Eiichi Shibusawa joined the Ministry of Finance in 1869, and after holding a number of important posts, he left the ministry after failing to agree with the ideas and opinions of other members. From there he began his career in the business world. At the same time, Kaoru Inoue, and the former Mitsui & Co.'s* first President, Takashi Masuda, also left the ministry. Eichi Shibusawa and Takashi Masuda were close partners, both personally and in business, and Masuda wrote the following words about Shibusawa in his autobiography: "Following the establishment of Mitsui Bussan Kaisha we would meet very often. In fact, there were very few days that I didn't see him," and "When I was thinking of launching a business, he was the first person I went to for advice."

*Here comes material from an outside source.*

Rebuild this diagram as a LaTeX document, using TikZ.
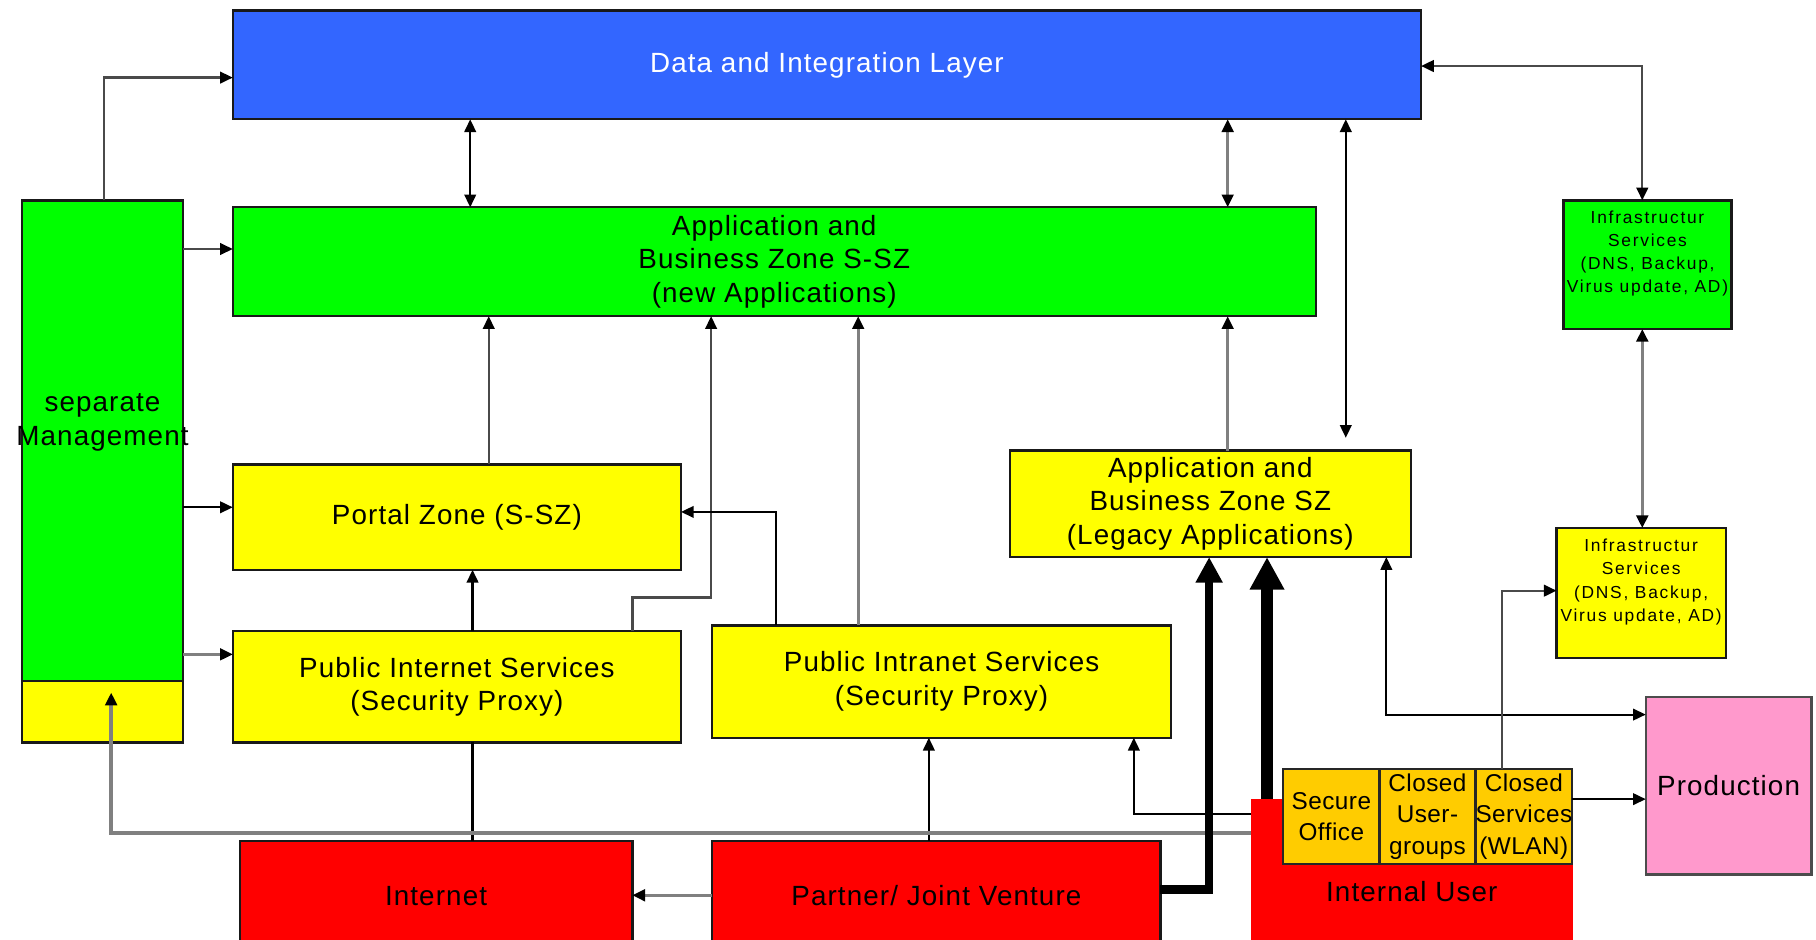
\documentclass[tikz,border=0pt]{standalone}
\usepackage{fontspec}
\setmainfont{Liberation Sans}
\newfontfamily\dgmfam[LetterSpace=4]{Liberation Sans}
\newfontfamily\dgmfamsmall[LetterSpace=10]{Liberation Sans}
\newfontfamily\dgmfamsub[LetterSpace=2]{Liberation Sans}
\usetikzlibrary{arrows.meta}
\definecolor{dblue}{HTML}{3366FF}
\definecolor{dgreen}{HTML}{00FF00}
\definecolor{dyellow}{HTML}{FFFF00}
\definecolor{dred}{HTML}{FF0000}
\definecolor{dpink}{HTML}{FF99CC}
\definecolor{dgold}{HTML}{FFCC00}
\definecolor{lgray}{HTML}{808080}
\definecolor{mgray}{HTML}{4A4A4A}
\begin{document}
\begin{tikzpicture}[x=1pt,y=-1pt,
  ah/.tip={Triangle[length=11pt,width=10pt,color=black]},
  box/.style={draw=black!90, line width=2pt, inner sep=2pt, outer sep=0pt,
    anchor=north west, align=center, font={\dgmfam\fontsize{24}{29}\selectfont}},
  smallbox/.style={box, font={\dgmfamsmall\fontsize{15}{20}\selectfont}},
  subbox/.style={box, fill=dgold, draw=black!85, minimum width=83pt, minimum height=82pt,
    inner sep=0pt, font={\dgmfamsub\fontsize{21}{27}\selectfont}},
  con/.style={line width=1.8pt, draw=black},
  dcon/.style={line width=2pt, draw=mgray},
  gcon/.style={line width=2.4pt, draw=lgray},
  arr/.style={-ah},
  dbl/.style={ah-ah},
  heavy/.style={line width=7pt, draw=black, -{Triangle[length=22pt,width=22pt,color=black]}},
  heavier/.style={line width=10pt, draw=black, -{Triangle[length=28pt,width=28pt,color=black]}}
]
\useasboundingbox (0,0) rectangle (1568,811);
\clip (0,0) rectangle (1568,811);
\fill[white] (0,0) rectangle (1568,811);

% ---- layers and zones ----
\node[box, fill=dblue, text=white, minimum width=1026pt, minimum height=94pt] (dil) at (201,9) {Data and Integration Layer};
\node[box, fill=dgreen, minimum width=935pt, minimum height=94pt] (abz) at (201,179) {Application and\\Business Zone S-SZ\\(new Applications)};
\node[box, fill=dgreen, minimum width=139pt, minimum height=415pt] (mgmt) at (19,173) {separate\\\makebox[0pt]{Management}\\[-1pt]\strut};
\node[box, fill=dyellow, minimum width=139pt, minimum height=53pt] (mgmtbase) at (19,588) {};
\node[box, fill=dyellow, minimum width=387pt, minimum height=91pt] (portal) at (201,401) {Portal Zone (S-SZ)};
\node[box, fill=dyellow, minimum width=387pt, minimum height=96pt] (pis) at (201,545) {Public Internet Services\\(Security Proxy)};
\node[box, fill=dyellow, minimum width=396pt, minimum height=97pt] (pintra) at (615,540) {Public Intranet Services\\(Security Proxy)};
\node[box, fill=dyellow, minimum width=346pt, minimum height=92pt] (legacy) at (872,389) {Application and\\Business Zone SZ\\(Legacy Applications)};
\node[smallbox, fill=dgreen, minimum width=145pt, minimum height=111pt] (infrag) at (1350,173) {Infrastructur\\Services\\(DNS, Backup,\\Virus update, AD)\\[-4pt]\strut};
\node[smallbox, fill=dyellow, minimum width=146pt, minimum height=112pt] (infray) at (1344,456) {Infrastructur\\Services\\(DNS, Backup,\\Virus update, AD)\\[-4pt]\strut};
\node[box, fill=dpink, draw=black!70, minimum width=143pt, minimum height=153pt] (prod) at (1421,602) {Production};

% ---- user groups ----
\node[box, fill=dred, minimum width=339pt, minimum height=95pt] (internet) at (207,726) {Internet};
\node[box, fill=dred, minimum width=387pt, minimum height=95pt] (partner) at (615,726) {Partner/ Joint Venture};
\node[box, fill=dred, draw=none, minimum width=278pt, minimum height=131pt] (internal) at (1080,690) {\strut\\[-4pt]Internal User};
\node[subbox] (office) at (1108,664) {Secure\\Office};
\node[subbox] (cug) at (1191,664) {Closed\\User-\\groups};
\node[subbox] (wlan) at (1274,664) {Closed\\Services\\(WLAN)};

% ---- connectors ----
\coordinate (pA) at (90,67);
\draw[dcon, arr] (mgmt.north -| pA) |- (dil.west |- pA);
\coordinate (pB) at (0,215);
\draw[dcon, arr] (mgmt.east |- pB) -- (abz.west |- pB);
\coordinate (pC) at (0,438);
\draw[con, arr] (mgmt.east |- pC) -- (portal.west |- pC);
\coordinate (pD) at (0,565);
\draw[gcon, arr] (mgmt.east |- pD) -- (pis.west |- pD);

\coordinate (cx406) at (406,0);
\draw[con, dbl] (dil.south -| cx406) -- (abz.north -| cx406);
\coordinate (cx1060) at (1060,0);
\draw[gcon, dbl] (dil.south -| cx1060) -- (abz.north -| cx1060);
\draw[gcon, arr] (legacy.north -| cx1060) -- (abz.south -| cx1060);
\coordinate (legacyIn) at (1162,378);
\draw[con, dbl] (dil.south -| legacyIn) -- (legacyIn);

\coordinate (pE) at (1418,57);
\draw[dcon, dbl] (infrag.north -| pE) |- (dil.east |- pE);
\draw[gcon, line width=3pt, dbl] (infrag.south -| pE) -- (infray.north -| pE);

\coordinate (cx422) at (422,0);
\draw[dcon, arr] (portal.north -| cx422) -- (abz.south -| cx422);
\coordinate (cx408) at (408,0);
\draw[con, arr] (pis.north -| cx408) -- (portal.south -| cx408);
\draw[con] (pis.south -| cx408) -- (internet.north -| cx408);
\coordinate (pF) at (546,516);
\coordinate (pG) at (614,516);
\draw[dcon, arr] (pis.north -| pF) -- (pF) -- (pG) -- (abz.south -| pG);
\coordinate (pH) at (670,442);
\draw[con, arr] (pintra.north -| pH) |- (portal.east |- pH);
\coordinate (cx741) at (741,0);
\draw[gcon, arr] (pintra.north -| cx741) -- (abz.south -| cx741);

\coordinate (cx802) at (802,0);
\draw[con, arr] (partner.north -| cx802) -- (pintra.south -| cx802);
\coordinate (pI) at (0,773);
\draw[gcon, line width=3pt, arr] (partner.west |- pI) -- (internet.east |- pI);

\coordinate (pO) at (96,719);
\coordinate (mgmtIn) at (96,598);
\draw[gcon, line width=3.5pt, arr] (internal.west |- pO) -| (mgmtIn);
\coordinate (pN) at (979,703);
\draw[con, arr] (internal.west |- pN) -| (pintra.south -| pN);

\coordinate (pJ) at (1044,768);
\draw[heavy] (partner.east |- pJ) -| (legacy.south -| pJ);
\coordinate (cx1094) at (1094,0);
\draw[heavier] (internal.north -| cx1094) -- (legacy.south -| cx1094);

\coordinate (pK) at (1197,617);
\draw[con, dbl] (legacy.south -| pK) |- (prod.west |- pK);
\coordinate (pL) at (1297,510);
\draw[dcon, arr] (wlan.north -| pL) |- (infray.west |- pL);
\coordinate (pM) at (0,690);
\draw[con, arr] (wlan.east |- pM) -- (prod.west |- pM);
\end{tikzpicture}
\end{document}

Shibusawa joined forces with the Mitsui-gumi for the 1876 launch of Mitsui Bank (now Sumitomo Mitsui Banking Corporation), Japan's first private bank, and was later involved in the establishment of several other Mitsui-affiliated companies, including Oji Paper Co., Ltd., Nippon Paper Industries Co., Ltd., Denki Kagaku Kogyo K.K., Taiheiyo Cement Corporation, Sapporo Breweries Limited, Mitsui Sugar Co., Ltd., IHI Corporation, and many more (all current names).
He also had a strong passion for contributing to society. In 1876 he became secretary general (and later director) of the Tokyo-fu Yoikuin Orphanage, and was involved in the establishment of the Tokyo Benevolent Society, the Japan Red Cross Society and the Leprosy Prevention Association. In 1902 he became the first chairman of the St. Luke's International Hospital, and was the Japan representative of the YMCA Pacific Rim Liaison Conference. He also established the Japan International Goodwill Association for Children, and worked to strengthen international ties through the exchange of Japanese dolls and American dolls (blue-eyed dolls). As a result of such efforts, particularly his work in strengthening U.S.-Japan ties, he was nominated for a Nobel Peace Prize in 1926 and 1927.
In 1916 he wrote "Rongo (Analects of Confucius) and Soroban (abacus)" and developed 'a philosophy of the union of morality and economy.' Using Rongo as a foundation, he was an advocate of the idea that good ethics and business should be in harmony, and that the economy should be developed not for the enrichment of individuals but for the betterment of society as a whole.
* Legally speaking, there has been no continuation between the former Mitsui & Co. and the current Mitsui & Co.